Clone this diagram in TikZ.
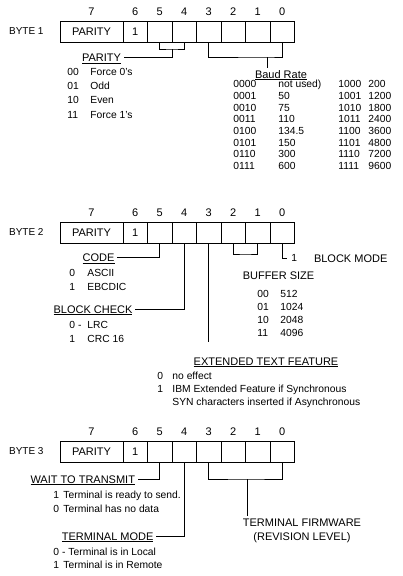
\documentclass[tikz,border=0pt]{standalone}
\usepackage{fontspec}
\setmainfont{Liberation Sans}
\usetikzlibrary{positioning}
\tikzset{
    every picture/.style={line width=0.9pt},
    % register cells
    bitbox/.style={rectangle,draw,line width=1pt,minimum width=24.5pt,minimum height=21pt,inner sep=0pt,outer sep=0pt},
    paritybox/.style={bitbox,minimum width=63pt},
    bitnum/.style={inner sep=0pt,text height=7.5pt,text depth=0pt},
    bytelbl/.style={inner sep=0pt,font=\fontsize{10}{12}\selectfont},
    % field names and value lists
    fieldlbl/.style={inner sep=0pt,outer sep=2.5pt,text height=8pt,text depth=0pt,font=\fontsize{11}{13}\selectfont},
    twolinelbl/.style={inner sep=0pt,outer sep=2.5pt,align=center,font=\fontsize{11}{14}\selectfont},
    entry/.style={inner sep=0pt,anchor=west,text height=7.5pt,text depth=0pt,font=\fontsize{10.3}{12}\selectfont},
    link/.style={line width=0.9pt}
}

\begin{document}
\begin{tikzpicture}[x=1pt,y=-1pt,font=\fontsize{11}{13}\selectfont]
    \useasboundingbox (0,0) rectangle (403,576);

    % Register rows
    \foreach \bt/\y in {1/31.5,2/232.5,3/451.5}{
        \node[paritybox] (b\bt c7) at (91.5,\y) {PARITY};
        \node[bitbox,right=0pt of b\bt c7] (b\bt c6) {1};
        \node[bitbox,right=0pt of b\bt c6] (b\bt c5) {};
        \node[bitbox,right=0pt of b\bt c5] (b\bt c4) {};
        \node[bitbox,right=0pt of b\bt c4] (b\bt c3) {};
        \node[bitbox,right=0pt of b\bt c3] (b\bt c2) {};
        \node[bitbox,right=0pt of b\bt c2] (b\bt c1) {};
        \node[bitbox,right=0pt of b\bt c1] (b\bt c0) {};
        \node[bytelbl,left=16pt of b\bt c7] (byte\bt) {BYTE \bt};
        \foreach \k in {7,...,0}
            \node[bitnum,above=5pt of b\bt c\k] (n\bt c\k) {\k};
    }

    % Byte 1: parity
    \coordinate (par1) at (172,49);
    \draw[link] (b1c5.south) |- (par1) -| (b1c4.south);
    \node[fieldlbl,anchor=east] (lpar1) at (123.5,57.5) {\underline{PARITY}};
    \draw[link] (par1) |- (lpar1.east);
    \node[entry] (p00) at (67,71.5) {00};  \node[entry] (p00t) at (90,71.5) {Force 0's};
    \node[entry] (p01) at (67,85.8) {01};  \node[entry] (p01t) at (90,85.8) {Odd};
    \node[entry] (p10) at (67,100) {10};   \node[entry] (p10t) at (90,100) {Even};
    \node[entry] (p11) at (67,114.3) {11}; \node[entry] (p11t) at (90,114.3) {Force 1's};

    % Byte 1: baud rate
    \coordinate (baud1) at (267,57);
    \draw[link] (b1c3.south) |- (baud1) -| (b1c0.south);
    \node[fieldlbl,anchor=north] (lbaud) at (281,67.5) {\underline{Baud Rate}};
    \draw[link] (baud1) -- (baud1 |- lbaud.north);
    \node[entry] (bd0) at (233,84) {0000};    \node[entry] (bd0v) at (278,84) {not used)};
    \node[entry] (bd1) at (233,95.7) {0001};  \node[entry] (bd1v) at (278,95.7) {50};
    \node[entry] (bd2) at (233,107.4) {0010}; \node[entry] (bd2v) at (278,107.4) {75};
    \node[entry] (bd3) at (233,119.1) {0011}; \node[entry] (bd3v) at (278,119.1) {110};
    \node[entry] (bd4) at (233,130.8) {0100}; \node[entry] (bd4v) at (278,130.8) {134.5};
    \node[entry] (bd5) at (233,142.5) {0101}; \node[entry] (bd5v) at (278,142.5) {150};
    \node[entry] (bd6) at (233,154.2) {0110}; \node[entry] (bd6v) at (278,154.2) {300};
    \node[entry] (bd7) at (233,165.9) {0111}; \node[entry] (bd7v) at (278,165.9) {600};
    \node[entry] (bd8) at (338,84) {1000};    \node[entry] (bd8v) at (368,84) {200};
    \node[entry] (bd9) at (338,95.7) {1001};  \node[entry] (bd9v) at (368,95.7) {1200};
    \node[entry] (bd10) at (338,107.4) {1010}; \node[entry] (bd10v) at (368,107.4) {1800};
    \node[entry] (bd11) at (338,119.1) {1011}; \node[entry] (bd11v) at (368,119.1) {2400};
    \node[entry] (bd12) at (338,130.8) {1100}; \node[entry] (bd12v) at (368,130.8) {3600};
    \node[entry] (bd13) at (338,142.5) {1101}; \node[entry] (bd13v) at (368,142.5) {4800};
    \node[entry] (bd14) at (338,154.2) {1110}; \node[entry] (bd14v) at (368,154.2) {7200};
    \node[entry] (bd15) at (338,165.9) {1111}; \node[entry] (bd15v) at (368,165.9) {9600};

    % Byte 2: code and block check
    \node[fieldlbl,anchor=east] (lcode) at (117,257.5) {\underline{CODE}};
    \draw[link] (b2c5.south) |- (lcode.east);
    \node[entry] (c0) at (69,273) {0}; \node[entry] (c0t) at (87,273) {ASCII};
    \node[entry] (c1) at (69,287) {1}; \node[entry] (c1t) at (87,287) {EBCDIC};
    \node[fieldlbl,anchor=east] (lblock) at (135,309) {\underline{BLOCK CHECK}};
    \draw[link] (b2c4.south) |- (lblock.east);
    \node[entry] (k0) at (69,325) {0 -}; \node[entry] (k0t) at (87,325) {LRC};
    \node[entry] (k1) at (69,339) {1};   \node[entry] (k1t) at (87,339) {CRC 16};

    % Byte 2: extended text feature
    \coordinate (ext2) at (208.75,342);
    \draw[link] (b2c3.south) -- (ext2);
    \node[fieldlbl] (lext) at (266,361) {\underline{EXTENDED TEXT FEATURE}};
    \node[entry] (e0) at (157,376) {0}; \node[entry] (e0t) at (172,376) {no effect};
    \node[entry] (e1) at (157,389) {1}; \node[entry] (e1t) at (172,389) {IBM Extended Feature if Synchronous};
    \node[entry] (e1u) at (172,402) {SYN characters inserted if Asynchronous};

    % Byte 2: buffer size and block mode
    \coordinate (buf2) at (245.5,254);
    \draw[link] (b2c2.south) |- (buf2) -| (b2c1.south);
    \node[fieldlbl] (lbuf) at (278.5,275) {BUFFER SIZE};
    \node[entry] (s00) at (257,294) {00}; \node[entry] (s00t) at (280,294) {512};
    \node[entry] (s01) at (257,307) {01}; \node[entry] (s01t) at (280,307) {1024};
    \node[entry] (s10) at (257,320) {10}; \node[entry] (s10t) at (280,320) {2048};
    \node[entry] (s11) at (257,333) {11}; \node[entry] (s11t) at (280,333) {4096};
    \coordinate (bm2) at (287,258);
    \draw[link] (b2c0.south) |- (bm2);
    \node[entry] (bm2v) at (291,258) {1};
    \node[fieldlbl,anchor=west] (lbm) at (311.5,258) {BLOCK MODE};

    % Byte 3: wait to transmit and terminal mode
    \node[fieldlbl,anchor=east] (lwait) at (137.5,479) {\underline{WAIT TO TRANSMIT}};
    \draw[link] (b3c5.south) |- (lwait.east);
    \node[entry] (w1) at (53,495) {1}; \node[entry] (w1t) at (63,495) {Terminal is ready to send.};
    \node[entry] (w0) at (53,509) {0}; \node[entry] (w0t) at (63,509) {Terminal has no data};
    \node[fieldlbl,anchor=east] (lmode) at (156,536) {\underline{TERMINAL MODE}};
    \draw[link] (b3c4.south) |- (lmode.east);
    \node[entry] (m0) at (53,552) {0 -}; \node[entry] (m0t) at (68,552) {Terminal is in Local};
    \node[entry] (m1) at (53,565) {1};   \node[entry] (m1t) at (63,565) {Terminal is in Remote};

    % Byte 3: firmware level
    \coordinate (fw3) at (247,479);
    \draw[link] (b3c3.south) |- (fw3) -| (b3c0.south);
    \node[twolinelbl,anchor=north] (lfw) at (302,516) {TERMINAL FIRMWARE\\(REVISION LEVEL)};
    \draw[link] (fw3) -- (fw3 |- lfw.north);
\end{tikzpicture}
\end{document}
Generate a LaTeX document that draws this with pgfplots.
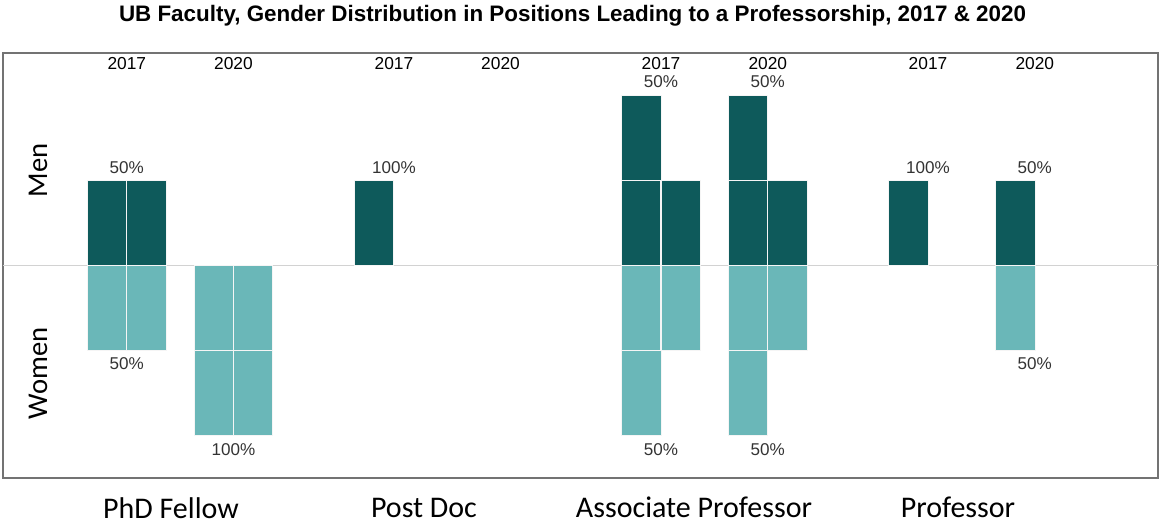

——

◆ **Description of the task**
Report all lines of the material that contain the word "this".

◆ **Result of the task**
Clone this diagram in TikZ.
Generate a LaTeX document that draws this with pgfplots.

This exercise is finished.